Kathy’s focus in these chapters shifts rather abruptly from Ruth to Tommy; we see Ruth struggling to survive after her second donation, and then in the following chapter, it is one year later and Kathy is Tommy’s carer. There is little emotional resolution offered to the Ruth plotline; it drops off abruptly almost in media res.
Although Ruth’s fate is discussed later in the novel, Ishiguro withholds this information to narrow the novel’s emotional focus on Ruth and Tommy’s tragedy. To lose Ruth would distract from and complicate the heart-rending scenes after Tommy and Kathy find out they will not be able to defer.
The abandoned boat that the trio visits is an important symbol of their shared past. Like Hailsham, a boat offers a small, isolated place of refuge in the ocean, where people would otherwise be lost to cold, ruthless nature. And like a boat, Hailsham is also subject to forces much larger than itself––just as a boat can easily be wrecked in a storm, so too can Hailsham easily lose funding and close at the turn of public opinion.

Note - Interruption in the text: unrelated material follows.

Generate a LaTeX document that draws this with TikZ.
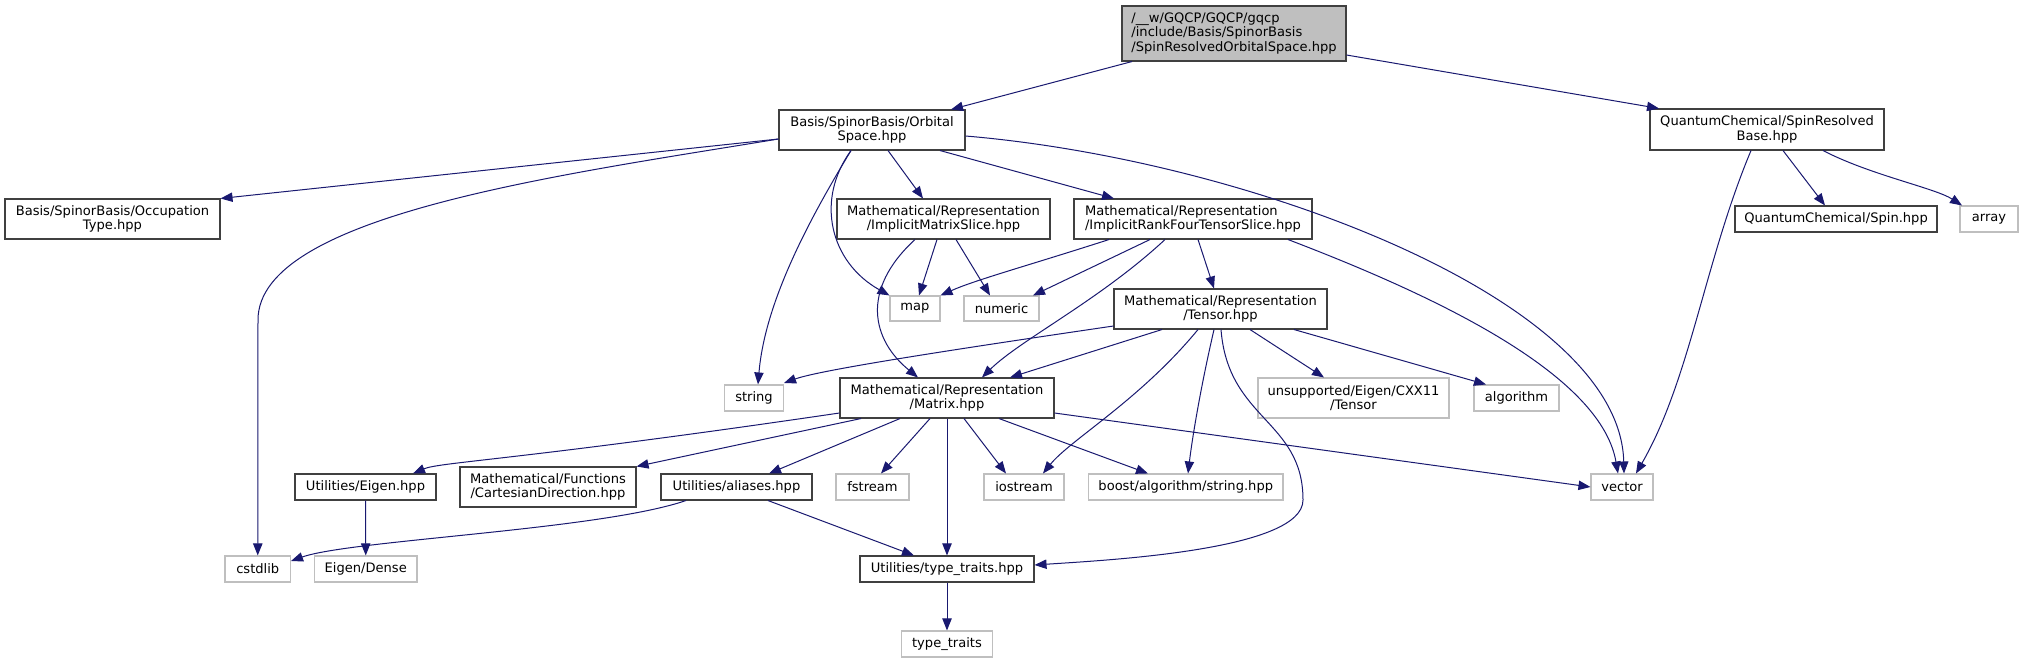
\documentclass[tikz,border=0pt]{standalone}
\usepackage{fontspec}
\setmainfont{DejaVu Sans}
\usetikzlibrary{arrows.meta}
\definecolor{edgec}{HTML}{191970}
\definecolor{sysc}{HTML}{BFBFBF}
\definecolor{incc}{HTML}{404040}
\begin{document}
\begin{tikzpicture}[x=0.75pt,y=-0.75pt,
 bx/.style n args={4}{at={({(#1+#3)/2},{(#2+#4)/2})}, minimum width={(#3-#1)*0.75pt}, minimum height={(#4-#2)*0.75pt}},
 base/.style={inner sep=0pt, align=center, font=\fontsize{9.8}{10.8}\selectfont, fill=white, line width=0.8pt},
 inc/.style={base, draw=incc},
 sys/.style={base, draw=sysc},
 rootn/.style={base, draw=incc, fill=sysc, align=left},
 dep/.style={draw=edgec, line width=0.75pt, -{Triangle[length=9pt,width=7pt]}},
]
\fill[white] (0,0) rectangle (2023,663);
\useasboundingbox (0,0) rectangle (2023,663);

% nodes
\node[rootn, bx={1122}{6}{1346}{61}] (root) {/\_\_w/GQCP/GQCP/gqcp\\/include/Basis/SpinorBasis\\/SpinResolvedOrbitalSpace.hpp};
\node[inc, bx={779}{110}{965}{150}] (orb) {Basis/SpinorBasis/Orbital\\Space.hpp};
\node[inc, bx={1650}{109}{1884}{150}] (srb) {QuantumChemical/SpinResolved\\Base.hpp};
\node[inc, bx={5}{199}{220}{239}] (occ) {Basis/SpinorBasis/Occupation\\Type.hpp};
\node[inc, bx={837}{199}{1050}{239}] (ims) {Mathematical/Representation\\/ImplicitMatrixSlice.hpp};
\node[inc, bx={1074}{199}{1312}{239}, align=left] (irf) {Mathematical/Representation\\/ImplicitRankFourTensorSlice.hpp};
\node[inc, bx={1735}{206}{1937}{232}] (spin) {QuantumChemical/Spin.hpp};
\node[sys, bx={1960}{206}{2018}{232}] (array) {array};
\node[sys, bx={890}{296}{940}{321}] (map) {map};
\node[sys, bx={964}{296}{1039}{321}] (numeric) {numeric};
\node[inc, bx={1114}{289}{1327}{329}] (tensor) {Mathematical/Representation\\/Tensor.hpp};
\node[sys, bx={724.5}{385}{783.5}{411}] (string) {string};
\node[inc, bx={840}{378}{1054}{418}] (matrix) {Mathematical/Representation\\/Matrix.hpp};
\node[sys, bx={1258}{378}{1449}{418}] (unsup) {unsupported/Eigen/CXX11\\/Tensor};
\node[sys, bx={1474}{385}{1559}{411}] (algorithm) {algorithm};
\node[inc, bx={295}{474}{436}{500}] (ueigen) {Utilities/Eigen.hpp};
\node[inc, bx={460}{467}{636}{507}] (cart) {Mathematical/Functions\\/CartesianDirection.hpp};
\node[inc, bx={661}{474}{812}{500}] (alias) {Utilities/aliases.hpp};
\node[sys, bx={836}{474}{909}{500}] (fstream) {fstream};
\node[sys, bx={984}{474}{1064}{500}] (iostream) {iostream};
\node[sys, bx={1088.5}{474}{1283}{500}] (boost) {boost/algorithm/string.hpp};
\node[sys, bx={1591}{474}{1653}{500}] (vector) {vector};
\node[sys, bx={225}{556}{290.5}{582}] (cstdlib) {cstdlib};
\node[sys, bx={314.5}{556}{417}{582}] (dense) {Eigen/Dense};
\node[inc, bx={860}{556}{1034}{582}] (ttp) {Utilities/type\_traits.hpp};
\node[sys, bx={901.5}{631}{992.5}{657}] (tt) {type\_traits};

% edges
\draw[dep] (root.south -| 1132,0) -- (orb.north -| 951,0);
\draw[dep] (root.east |- 0,55) -- (srb.north -| 1659,0);
\draw[dep] (orb.west |- 0,139) -- (occ.north east);
\draw[dep] (orb.west |- 0,139) .. controls (560,175) and (258,215) .. (258,320) -- (cstdlib.north);
\draw[dep] (orb.south -| 851,0) .. controls (812,215) and (765,300) .. (string.north -| 758,0);
\draw[dep] (orb.south -| 851,0) .. controls (815,200) and (830,262) .. (map.north west);
\draw[dep] (orb.south -| 888,0) -- (ims.north -| 923,0);
\draw[dep] (orb.south -| 940,0) -- (irf.north -| 1114,0);
\draw[dep] (orb.east |- 0,136) .. controls (1250,160) and (1620,300) .. (vector.north -| 1624,0);
\draw[dep] (srb.south -| 1783,0) -- (spin.north -| 1825,0);
\draw[dep] (srb.south -| 1823,0) .. controls (1870,175) and (1935,188) .. (array.north -| 1962,0);
\draw[dep] (srb.south -| 1751,0) .. controls (1705,260) and (1690,380) .. (vector.north -| 1636,0);
\draw[dep] (ims.south -| 937,0) -- (map.north -| 919,0);
\draw[dep] (ims.south -| 956,0) -- (numeric.north -| 990,0);
\draw[dep] (ims.south -| 915,0) .. controls (860,290) and (872,340) .. (matrix.north -| 918,0);
\draw[dep] (irf.south -| 1109,0) .. controls (1030,265) and (975,280) .. (map.north east);
\draw[dep] (irf.south -| 1150,0) -- (numeric.north -| 1033,0);
\draw[dep] (irf.south -| 1165,0) .. controls (1100,300) and (1020,340) .. (matrix.north -| 982,0);
\draw[dep] (irf.south -| 1198,0) -- (tensor.north -| 1214,0);
\draw[dep] (irf.south -| 1288,0) .. controls (1420,290) and (1600,370) .. (vector.north -| 1618,0);
\draw[dep] (tensor.west |- 0,326) .. controls (950,350) and (820,370) .. (string.east |- 0,383);
\draw[dep] (tensor.south -| 1162,0) -- (matrix.north -| 1010,0);
\draw[dep] (tensor.south -| 1198,0) .. controls (1140,400) and (1070,440) .. (iostream.north -| 1043,0);
\draw[dep] (tensor.south -| 1214,0) .. controls (1200,390) and (1192,440) .. (boost.north -| 1188,0);
\draw[dep] (tensor.south -| 1221,0) .. controls (1228,420) and (1303,420) .. (1303,500) .. controls (1303,550) and (1110,560) .. (ttp.east |- 0,565);
\draw[dep] (tensor.south -| 1250,0) -- (unsup.north -| 1324,0);
\draw[dep] (tensor.south -| 1294,0) -- (algorithm.north -| 1486,0);
\draw[dep] (matrix.west |- 0,413) .. controls (520,460) and (440,462) .. (ueigen.north -| 413,0);
\draw[dep] (matrix.south -| 861,0) -- (cart.north east);
\draw[dep] (matrix.south -| 900,0) -- (alias.north -| 769,0);
\draw[dep] (matrix.south -| 930,0) -- (fstream.north -| 881,0);
\draw[dep] (matrix.south -| 947,0) -- (ttp.north -| 947,0);
\draw[dep] (matrix.south -| 964,0) -- (iostream.north -| 1006,0);
\draw[dep] (matrix.south -| 999,0) -- (boost.north -| 1148,0);
\draw[dep] (matrix.east |- 0,413) -- (vector.west |- 0,487);
\draw[dep] (ueigen.south) -- (dense.north);
\draw[dep] (alias.south -| 686,0) .. controls (600,530) and (350,540) .. (cstdlib.east |- 0,561);
\draw[dep] (alias.south -| 768,0) -- (ttp.north -| 914,0);
\draw[dep] (ttp.south) -- (tt.north);
\end{tikzpicture}
\end{document}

Abandoned and decaying, the boat foreshadows the intense grief and loss that will come in the final chapters. Although Hailsham has been repurposed rather than actually abandoned, Tommy admits that since it has closed, he visualizes Hailsham as empty and surrounded by marshlands, not unlike the boat. Importantly, Tommy, Ruth, and Kathy are only able to seriously discuss their role as donors after confronting this symbol of their shared past. This suggests that the past might prevent people from seeing the present clearly, a thematic idea that also lends insight into Kathy’s narrative, which relies heavily on memory.